The most widely known detail about Present Perfect Tense is that it does not have the exact equivalent in Turkish. For this reason, especially those who are new to English or those who are below the average level that can be defined as ‘’pre-intermediate’’ use either present or past tense even in circumstances that require present perfect tense because they think in Turkish. Although this is not considered a major problem, it can lead to misunderstandings during the conversation. Consequently, it is necessary to stop thinking with the Turkish logic about the present perfect tense and not to think in this way: ‘’it is not like that in Turkish’’
What does Present Perfect Tense mean?
Although it is translated into Turkish as “yakın geçmiş zaman’’, the present perfect tense does not only represent recent past tense but also it is used for situations that start at any time in the past and are still continuing. Therefore, the patterns that we use while we talk about the past describe the ending of an event such as ‘’2 years ago, yesterday, last week’’ should not be used in this type of time.
What are the present perfect tense rules?
Present Perfect Tense is very simple only when you go through the corresponding pattern and do not compare it to your native language. In this type of time, to make a sentence, it is enough to learn the situations in which it is used and to comprehend the sentence structure consisting of 4 elements in total. When you are building sentences with Present Perfect Tense, you should use these patterns step by step:
- When the subject is ‘’I’’ ‘’You’’ ‘’We’’ ‘’They’’, “have” is used as an auxiliary verb.

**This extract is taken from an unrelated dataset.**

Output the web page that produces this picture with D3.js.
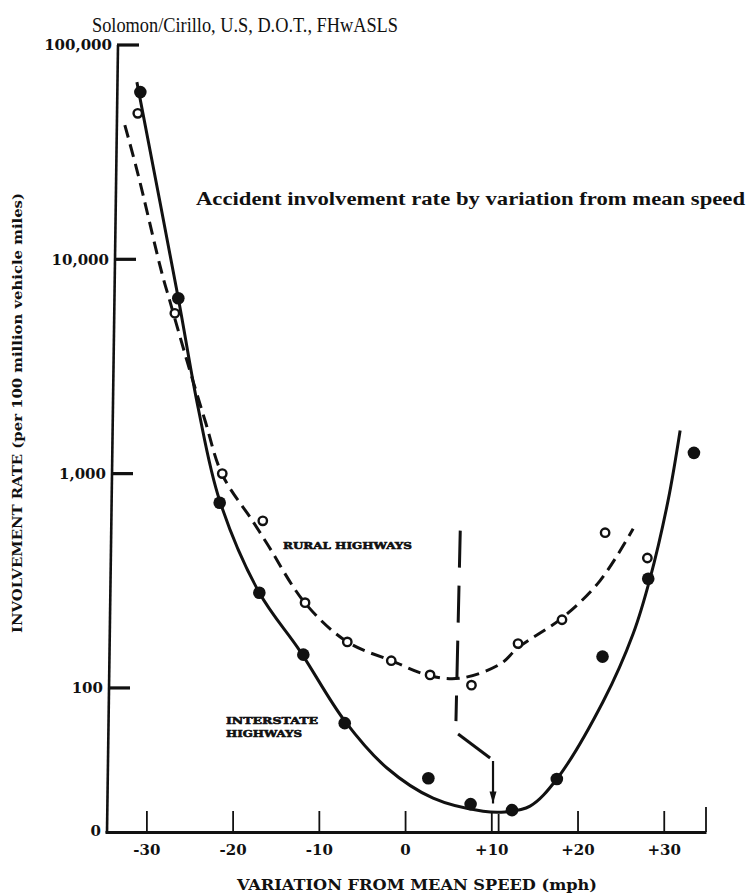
<!DOCTYPE html>
<html>
<head>
<meta charset="utf-8">
<script src="https://cdn.jsdelivr.net/npm/d3@7"></script>
<style>
  html, body { margin: 0; padding: 0; background: #fff; }
  svg { display: block; }
</style>
</head>
<body>
<svg id="chart" width="748" height="893"></svg>
<script>
// ---------- data ----------
// Interstate highways: observed points (filled circles)
const interstateX = [-30.7, -26.3, -21.5, -16.9, -11.8, -7.0, 2.7, 7.6, 12.4, 17.6, 22.9, 28.2, 33.5];
const interstateY = [60300, 6580, 731, 278, 143, 68.5, 37.9, 28.7, 26.9, 37.6, 140, 323, 1250];
// Interstate fitted curve (solid)
const interstateFitX = [-31.1, -26.3, -24.0, -21.5, -16.9, -12.2, -7.0, -2.1, 3.25, 9.05, 11.6, 14.5, 17.6, 23.0, 26.45, 28.4, 30.5, 31.9];
const interstateFitY = [67100, 6580, 2030, 748, 278, 149, 70.2, 42.3, 30.6, 26.6, 26.4, 28.1, 37.6, 86.9, 179, 323, 748, 1590];
// Rural highways: observed points (open circles)
const ruralX = [-31.0, -26.7, -21.2, -16.5, -11.6, -6.7, -1.6, 2.9, 7.7, 13.1, 18.2, 23.2, 28.1];
const ruralY = [48000, 5600, 1000, 602, 250, 164, 134, 115, 103, 161, 208, 530, 404];
// Rural fitted curve (dashed)
const ruralFitX = [-32.5, -31.0, -28.2, -27.3, -25.3, -23.2, -21.2, -17.7, -16.0, -11.6, -6.7, -1.6, 2.9, 6.4, 11.0, 13.1, 18.2, 22.6, 26.45];
const ruralFitY = [42300, 25200, 8610, 6430, 3370, 1770, 989, 603, 471, 249, 164, 134, 114, 111, 129, 154, 212, 316, 553];
// Mean-speed marker (dashed drop line, diagonal, arrow to the minimum)
const meanLineX = [6.4, 5.9];
const meanLineY = [542, 70];
const diagX = [6.15, 9.86];
const diagY = [61, 47.1];
const arrowX = [10.2, 10.2];
const arrowY = [45.6, 28.9];
// Axes
const xTicks = [-30, -20, -10, 0, 10, 20, 30];
const xTickLabels = ["-30", "-20", "-10", "0", "+10", "+20", "+30"];
const yTicks = [21.5, 100, 1000, 10000, 100000];
const yTickLabels = ["0", "100", "1,000", "10,000", "100,000"];
const xDomain = [-34.8, 34.9];
const yDomain = [21.5, 100000];

const titleText = "Solomon/Cirillo, U.S, D.O.T., FHwASLS";
const subtitleText = "Accident involvement rate by variation from mean speed";
const xTitle = "VARIATION FROM MEAN SPEED (mph)";
const yTitle = "INVOLVEMENT RATE (per 100 million vehicle miles)";

// ---------- drawing ----------
const ink = "#111";
const svg = d3.select("#chart");
const x = d3.scaleLinear().domain(xDomain).range([105, 706]);
const y = d3.scaleLog().domain(yDomain).range([831, 45]);
const serifBold = "'DejaVu Serif', 'Liberation Serif', serif";

// Title & subtitle
svg.append("text").attr("x", 92).attr("y", 32)
  .attr("font-family", "'Liberation Serif', serif").attr("font-size", 21)
  .attr("textLength", 306).attr("lengthAdjust", "spacingAndGlyphs")
  .attr("fill", ink).text(titleText);
svg.append("text").attr("x", 196).attr("y", 205)
  .attr("font-family", "'Liberation Serif', serif").attr("font-size", 18).attr("font-weight", "bold")
  .attr("textLength", 549).attr("lengthAdjust", "spacingAndGlyphs")
  .attr("fill", ink).text(subtitleText);

// X axis
const xAxis = d3.axisBottom(x).tickValues(xTicks)
  .tickFormat((d, i) => xTickLabels[i])
  .tickSizeInner(-21).tickSizeOuter(0).tickPadding(12);
const gx = svg.append("g").attr("transform", "translate(0,832)").call(xAxis);
gx.select(".domain").attr("stroke", ink).attr("stroke-width", 3.2);
gx.selectAll(".tick line").attr("stroke", ink).attr("stroke-width", 1.8);
gx.selectAll(".tick text").attr("fill", ink).attr("font-family", serifBold)
  .attr("font-weight", "bold").attr("font-size", 15);
// right end tick and doubled tick at the arrow
[[xDomain[1], -25], [10.85, -18]].forEach(([v, len]) => {
  gx.append("line").attr("x1", x(v)).attr("x2", x(v)).attr("y1", 0).attr("y2", len)
    .attr("stroke", ink).attr("stroke-width", 1.8);
});

// Y axis: the scanned axis leans slightly (x=118 at top, x=107 at bottom)
const axisX = py => 118 + (107 - 118) * (py - 45) / (831 - 45);
const gy = svg.append("g");
gy.append("path")
  .attr("d", `M${axisX(y(yDomain[1]))},${y(yDomain[1])}L${axisX(y(yDomain[0]))},${y(yDomain[0]) + 2}`)
  .attr("fill", "none").attr("stroke", ink).attr("stroke-width", 2.6);
yTicks.forEach((v, i) => {
  const py = y(v), ax = axisX(py);
  if (v !== yDomain[0]) {
    gy.append("rect").attr("x", ax - 1).attr("y", py - 1.6)
      .attr("width", 22).attr("height", 3.2).attr("fill", ink);
  }
  gy.append("text").attr("x", ax - 6).attr("y", py).attr("dy", "0.35em")
    .attr("text-anchor", "end").attr("font-family", serifBold)
    .attr("font-weight", "bold").attr("font-size", 15).attr("fill", ink)
    .text(yTickLabels[i]);
});

// Axis titles
svg.append("text").attr("x", 237).attr("y", 890)
  .attr("font-family", serifBold).attr("font-weight", "bold").attr("font-size", 14)
  .attr("textLength", 360).attr("lengthAdjust", "spacingAndGlyphs")
  .attr("fill", ink).text(xTitle);
svg.append("text").attr("transform", "translate(22,633) rotate(-90)")
  .attr("font-family", serifBold).attr("font-weight", "bold").attr("font-size", 13)
  .attr("textLength", 440).attr("lengthAdjust", "spacingAndGlyphs")
  .attr("fill", ink).text(yTitle);

// Curves
const line = d3.line().x(d => x(d[0])).y(d => y(d[1])).curve(d3.curveCatmullRom.alpha(0.5));
svg.append("path").datum(d3.zip(interstateFitX, interstateFitY))
  .attr("d", line).attr("fill", "none").attr("stroke", ink).attr("stroke-width", 3);
svg.append("path").datum(d3.zip(ruralFitX, ruralFitY))
  .attr("d", line).attr("fill", "none").attr("stroke", ink).attr("stroke-width", 3)
  .attr("stroke-dasharray", "13,7");

// Mean-speed marker
const straight = d3.line().x(d => x(d[0])).y(d => y(d[1]));
svg.append("path").datum(d3.zip(meanLineX, meanLineY)).attr("d", straight)
  .attr("fill", "none").attr("stroke", ink).attr("stroke-width", 3).attr("stroke-dasharray", "37,18");
svg.append("path").datum(d3.zip(diagX, diagY)).attr("d", straight)
  .attr("fill", "none").attr("stroke", ink).attr("stroke-width", 3);
svg.append("path").datum(d3.zip(arrowX, arrowY)).attr("d", straight)
  .attr("fill", "none").attr("stroke", ink).attr("stroke-width", 2.2);
const tipX = x(arrowX[1]), tipY = y(arrowY[1]);
svg.append("path").attr("d", `M${tipX - 3.5},${tipY - 12}L${tipX + 3.5},${tipY - 12}L${tipX},${tipY}Z`)
  .attr("fill", ink);

// Points
svg.append("g").selectAll("circle").data(d3.zip(interstateX, interstateY)).join("circle")
  .attr("cx", d => x(d[0])).attr("cy", d => y(d[1])).attr("r", 6.3).attr("fill", ink);
svg.append("g").selectAll("circle").data(d3.zip(ruralX, ruralY)).join("circle")
  .attr("cx", d => x(d[0])).attr("cy", d => y(d[1])).attr("r", 4.2)
  .attr("fill", "#fff").attr("stroke", ink).attr("stroke-width", 2.4);

// Curve labels
function lab(txt, xx, yy, len) {
  svg.append("text").attr("x", xx).attr("y", yy)
    .attr("font-family", serifBold).attr("font-weight", "bold").attr("font-size", 10)
    .attr("textLength", len).attr("lengthAdjust", "spacingAndGlyphs")
    .attr("fill", ink).attr("stroke", ink).attr("stroke-width", 0.6).text(txt);
}
lab("RURAL HIGHWAYS", 283, 549, 129);
lab("INTERSTATE", 226, 724, 92);
lab("HIGHWAYS", 226, 737, 76);
</script>
</body>
</html>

Then the third form of a verb and an object follows.
- When the subject is ‘’He’’ ‘’She’’ ‘’It’’, “has” is used as an auxiliary verb. Then the third form of a verb and an object follows.
- The auxiliary verb that follows the subject is always fixed. You can only see the abbreviations such as I’ve, she’s, they’ve in the written or spoken language. However, there is no change in the auxiliary verb in a different situation.
- In Present Perfect Tense, verbs are always used in their 3rd form. This does not change for the verbs whose 3rd form is the same as the 1st or 2nd form. There is no exception regarding this rule.
- The object in the sentence is always at the end. Since it is necessary to be aware to not to use time phrases representing the end date of anything like ‘’Yesterday, last month, 5 weeks ago’’ in present perfect tense; most of the time, only the object appears at the end of the sentence. The adverb is not used.
- The rules of positive, negative or question sentences in English also apply to Present Perfect Tense.
In What Cases is Present Perfect Tense used?
After learning the definition, basic structures and rules of this tense, mostly the most confusing part is where to use it just like the prefix “the” in English. Therefore, starting from its simplest usages and diversifying it gradually, makes this type of tense easier to understand.
Events that have started in the past and are still ongoing: You can use this tense for events that have started in the near or distant past but have not ended in the ongoing process. In Turkish, it is enough to use the present continuous suffix for an action that has already taken place but is still unfinished. However, in English, a completely different sentence structure is used. For example in Turkish, while we say ” Bana ek mesai verdiler, bu yüzden hâlâ çalışıyorum’’ we use only the past and present tense together. But in English, Present Perfect Tense and Present Continuous Tense are preferred for this type of situation. “They’ve assigned me overtime, that’s why I’m still working.” (Bana ek mesai verildi -ancak ek mesai henüz bitmiş değil- bu yüzden hâlâ çalışıyorum.) If the overtime that is assigned is finished and done, the sentence will be “They assigned me overtime, that’s why I worked.”
Examples can be used for situations that happened a long time ago and currently ongoing. In this sentence: “5 yıldır mühendis olarak çalışıyorum.” Only the present continuous time is used. In English, however: “I’ve been working as an engineer for 5 years.” is used (5 yıldır mühendis olarak çalıştım / çalışıyorum.)
As it is seen, the confusion about the Present Perfect Tense arises from the fact that this type of tense expresses two different types of tenses together in Turkish. For an action that is carried out and have been carried out, either only the present continuous or present tense with past tense is used. But to say “yaptım, yapıyorum” in English, it’s enough to say “I’ve been doing”.
While We are Talking About Past Experiences: This type of tense can be used when someone is talking about anything that has already been experienced and is now finished. However, in this case, it is not an important mistake to use only Simple Past Tense. For example, it is not a huge mistake to use “I was in Cyprus 2 years ago.” instead of “I’ve been in Cyprus before.’’ Since this is the most contradictory part of the Present Perfect Tense for the Turkish language, it is useful to accept this rule as it is and use it without question. Otherwise, as you think within the framework of Turkish grammar rules, it becomes increasingly difficult to use this pattern.
Describing Changes in a Specific Period of Time: This type of tense is also used for situations that are completely different for a while but have reached the present continuous tense with the change. For example; “Her health has been better recently.” (Onun sağlığı son zamanlarda daha iyi oldu.) This type of sentence tells us that the situation was different, but now it has been moving in a different direction and that it is still valid.